↓
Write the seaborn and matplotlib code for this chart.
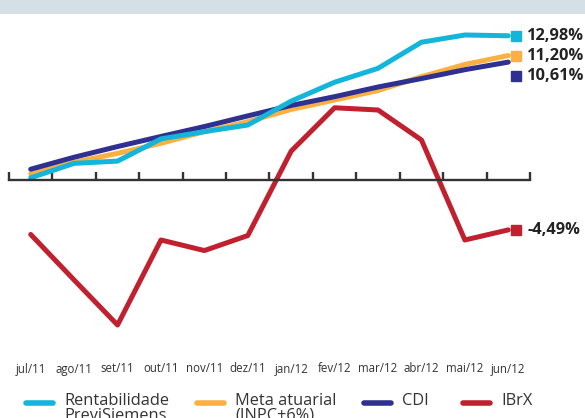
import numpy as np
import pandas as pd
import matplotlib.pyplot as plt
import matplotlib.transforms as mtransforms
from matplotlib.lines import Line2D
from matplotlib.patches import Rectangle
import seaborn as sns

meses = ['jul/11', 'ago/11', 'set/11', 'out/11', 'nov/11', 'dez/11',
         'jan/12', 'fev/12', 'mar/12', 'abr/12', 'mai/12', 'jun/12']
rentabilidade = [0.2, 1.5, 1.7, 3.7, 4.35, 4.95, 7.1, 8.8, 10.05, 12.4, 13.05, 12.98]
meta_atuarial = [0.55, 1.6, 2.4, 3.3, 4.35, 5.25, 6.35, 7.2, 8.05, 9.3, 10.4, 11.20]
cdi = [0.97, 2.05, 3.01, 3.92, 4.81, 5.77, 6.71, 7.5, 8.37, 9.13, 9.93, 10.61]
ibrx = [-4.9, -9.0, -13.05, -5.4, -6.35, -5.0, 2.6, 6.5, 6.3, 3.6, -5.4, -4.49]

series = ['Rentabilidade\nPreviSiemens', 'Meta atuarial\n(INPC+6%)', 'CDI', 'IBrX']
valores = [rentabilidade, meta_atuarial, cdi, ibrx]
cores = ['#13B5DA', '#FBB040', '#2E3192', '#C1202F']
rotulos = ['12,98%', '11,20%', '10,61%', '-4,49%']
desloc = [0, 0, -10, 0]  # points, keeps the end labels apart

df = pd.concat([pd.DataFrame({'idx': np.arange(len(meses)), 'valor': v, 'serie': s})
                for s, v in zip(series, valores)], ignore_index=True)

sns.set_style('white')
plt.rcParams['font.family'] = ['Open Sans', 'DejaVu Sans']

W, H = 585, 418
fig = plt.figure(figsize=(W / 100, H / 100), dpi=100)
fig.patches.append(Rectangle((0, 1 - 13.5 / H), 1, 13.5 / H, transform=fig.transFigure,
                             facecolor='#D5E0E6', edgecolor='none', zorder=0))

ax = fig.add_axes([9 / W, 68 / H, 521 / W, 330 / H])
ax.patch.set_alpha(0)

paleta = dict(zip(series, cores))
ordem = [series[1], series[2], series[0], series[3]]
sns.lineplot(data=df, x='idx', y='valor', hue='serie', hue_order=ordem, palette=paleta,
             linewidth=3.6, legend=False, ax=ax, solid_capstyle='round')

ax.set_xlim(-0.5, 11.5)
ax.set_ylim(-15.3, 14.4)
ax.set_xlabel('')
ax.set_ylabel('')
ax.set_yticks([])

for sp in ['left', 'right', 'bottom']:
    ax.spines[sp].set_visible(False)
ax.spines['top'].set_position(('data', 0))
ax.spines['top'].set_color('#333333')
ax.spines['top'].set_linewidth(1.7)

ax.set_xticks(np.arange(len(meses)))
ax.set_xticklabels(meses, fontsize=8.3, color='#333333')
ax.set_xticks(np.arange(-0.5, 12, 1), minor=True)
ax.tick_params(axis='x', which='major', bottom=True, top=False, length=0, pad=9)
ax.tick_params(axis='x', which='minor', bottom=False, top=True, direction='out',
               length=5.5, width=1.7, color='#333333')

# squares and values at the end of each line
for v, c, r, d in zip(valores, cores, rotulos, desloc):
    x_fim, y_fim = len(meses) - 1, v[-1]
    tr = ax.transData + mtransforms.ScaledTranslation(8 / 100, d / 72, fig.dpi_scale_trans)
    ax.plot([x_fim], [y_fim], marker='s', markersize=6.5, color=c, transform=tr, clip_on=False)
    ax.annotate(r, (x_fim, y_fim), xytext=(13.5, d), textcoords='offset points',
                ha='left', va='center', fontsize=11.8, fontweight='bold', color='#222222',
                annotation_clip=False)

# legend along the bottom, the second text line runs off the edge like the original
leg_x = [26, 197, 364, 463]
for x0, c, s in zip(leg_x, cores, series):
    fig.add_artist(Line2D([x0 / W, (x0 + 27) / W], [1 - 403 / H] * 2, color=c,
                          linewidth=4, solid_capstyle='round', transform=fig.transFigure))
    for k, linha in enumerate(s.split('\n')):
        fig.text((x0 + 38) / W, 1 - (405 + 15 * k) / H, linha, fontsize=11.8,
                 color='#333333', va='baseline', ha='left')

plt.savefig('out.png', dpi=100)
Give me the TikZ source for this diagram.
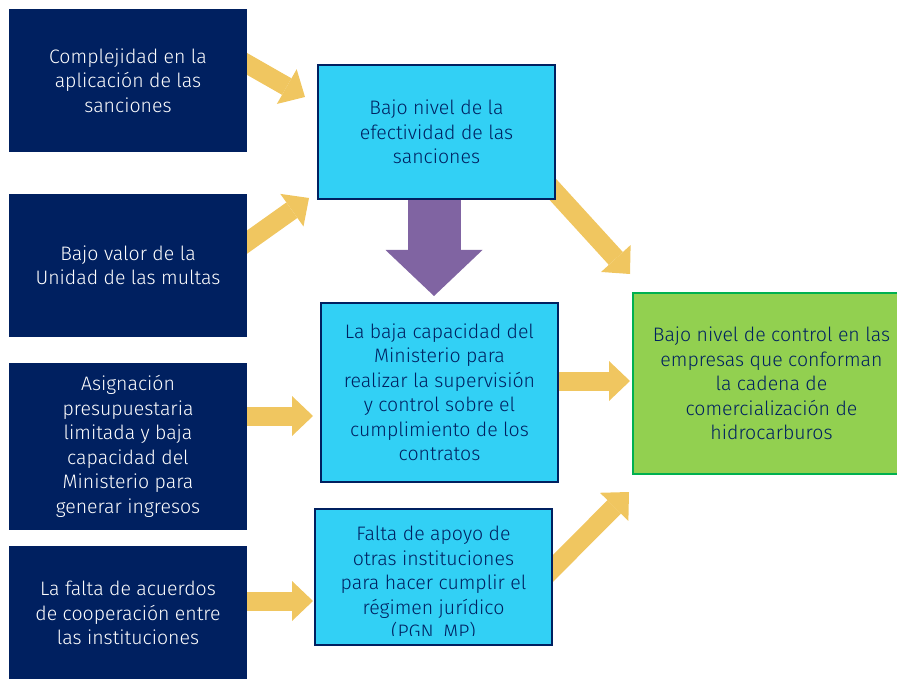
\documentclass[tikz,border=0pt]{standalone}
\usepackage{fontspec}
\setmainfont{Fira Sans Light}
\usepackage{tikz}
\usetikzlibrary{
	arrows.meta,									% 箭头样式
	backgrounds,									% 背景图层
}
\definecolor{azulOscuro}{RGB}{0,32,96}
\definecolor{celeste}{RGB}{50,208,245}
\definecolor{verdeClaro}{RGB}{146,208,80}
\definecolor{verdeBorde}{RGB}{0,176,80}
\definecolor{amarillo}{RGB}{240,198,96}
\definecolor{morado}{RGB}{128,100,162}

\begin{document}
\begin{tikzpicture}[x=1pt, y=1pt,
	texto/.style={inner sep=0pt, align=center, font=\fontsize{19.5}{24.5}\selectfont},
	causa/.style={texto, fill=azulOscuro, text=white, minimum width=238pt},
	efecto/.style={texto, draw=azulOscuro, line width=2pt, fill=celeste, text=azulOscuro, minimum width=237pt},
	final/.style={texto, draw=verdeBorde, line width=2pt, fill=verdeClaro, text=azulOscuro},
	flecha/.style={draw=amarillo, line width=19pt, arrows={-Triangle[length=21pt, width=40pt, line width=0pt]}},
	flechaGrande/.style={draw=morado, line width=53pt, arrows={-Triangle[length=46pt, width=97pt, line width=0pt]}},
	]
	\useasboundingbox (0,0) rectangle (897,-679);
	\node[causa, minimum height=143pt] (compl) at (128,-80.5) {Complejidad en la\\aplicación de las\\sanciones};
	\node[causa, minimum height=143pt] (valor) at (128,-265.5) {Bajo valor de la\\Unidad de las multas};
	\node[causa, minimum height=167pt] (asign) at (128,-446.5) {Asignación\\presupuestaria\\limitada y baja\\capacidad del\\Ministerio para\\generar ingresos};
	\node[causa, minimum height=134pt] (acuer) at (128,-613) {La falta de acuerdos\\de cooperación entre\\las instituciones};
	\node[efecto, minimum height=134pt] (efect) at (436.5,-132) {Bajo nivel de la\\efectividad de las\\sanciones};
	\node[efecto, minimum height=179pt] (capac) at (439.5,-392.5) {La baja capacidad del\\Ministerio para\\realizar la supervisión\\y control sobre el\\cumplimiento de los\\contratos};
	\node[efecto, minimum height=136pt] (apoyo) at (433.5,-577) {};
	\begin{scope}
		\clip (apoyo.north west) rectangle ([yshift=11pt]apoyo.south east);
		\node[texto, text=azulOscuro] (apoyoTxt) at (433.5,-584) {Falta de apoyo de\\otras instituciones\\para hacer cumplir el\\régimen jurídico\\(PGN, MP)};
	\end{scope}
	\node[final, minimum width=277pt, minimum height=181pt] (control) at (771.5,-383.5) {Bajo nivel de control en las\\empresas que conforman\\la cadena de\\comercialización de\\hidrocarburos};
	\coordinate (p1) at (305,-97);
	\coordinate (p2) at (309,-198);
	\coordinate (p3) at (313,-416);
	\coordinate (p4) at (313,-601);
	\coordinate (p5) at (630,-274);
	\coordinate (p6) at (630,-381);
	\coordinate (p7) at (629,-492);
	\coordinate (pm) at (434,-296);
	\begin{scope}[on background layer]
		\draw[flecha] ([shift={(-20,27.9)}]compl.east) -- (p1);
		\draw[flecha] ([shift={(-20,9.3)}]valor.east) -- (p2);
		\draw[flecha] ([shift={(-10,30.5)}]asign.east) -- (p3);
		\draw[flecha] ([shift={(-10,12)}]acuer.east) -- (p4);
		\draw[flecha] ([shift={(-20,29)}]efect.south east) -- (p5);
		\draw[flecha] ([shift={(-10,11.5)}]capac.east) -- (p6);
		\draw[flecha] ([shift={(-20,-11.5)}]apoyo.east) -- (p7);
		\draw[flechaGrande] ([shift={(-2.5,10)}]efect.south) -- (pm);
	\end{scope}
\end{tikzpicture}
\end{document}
↑
▶ _Problem statement_
Repeat, word for word and with no pictures, only the lines running from the beginning of the data to the line that contains "plt.rcParams['font.family'] = ['Open".

▶ _Task solution_
Write the seaborn and matplotlib code for this chart.
import numpy as np
import pandas as pd
import matplotlib.pyplot as plt
import matplotlib.transforms as mtransforms
from matplotlib.lines import Line2D
from matplotlib.patches import Rectangle
import seaborn as sns

meses = ['jul/11', 'ago/11', 'set/11', 'out/11', 'nov/11', 'dez/11',
         'jan/12', 'fev/12', 'mar/12', 'abr/12', 'mai/12', 'jun/12']
rentabilidade = [0.2, 1.5, 1.7, 3.7, 4.35, 4.95, 7.1, 8.8, 10.05, 12.4, 13.05, 12.98]
meta_atuarial = [0.55, 1.6, 2.4, 3.3, 4.35, 5.25, 6.35, 7.2, 8.05, 9.3, 10.4, 11.20]
cdi = [0.97, 2.05, 3.01, 3.92, 4.81, 5.77, 6.71, 7.5, 8.37, 9.13, 9.93, 10.61]
ibrx = [-4.9, -9.0, -13.05, -5.4, -6.35, -5.0, 2.6, 6.5, 6.3, 3.6, -5.4, -4.49]

series = ['Rentabilidade\nPreviSiemens', 'Meta atuarial\n(INPC+6%)', 'CDI', 'IBrX']
valores = [rentabilidade, meta_atuarial, cdi, ibrx]
cores = ['#13B5DA', '#FBB040', '#2E3192', '#C1202F']
rotulos = ['12,98%', '11,20%', '10,61%', '-4,49%']
desloc = [0, 0, -10, 0]  # points, keeps the end labels apart

df = pd.concat([pd.DataFrame({'idx': np.arange(len(meses)), 'valor': v, 'serie': s})
                for s, v in zip(series, valores)], ignore_index=True)

sns.set_style('white')
plt.rcParams['font.family'] = ['Open Sans', 'DejaVu Sans']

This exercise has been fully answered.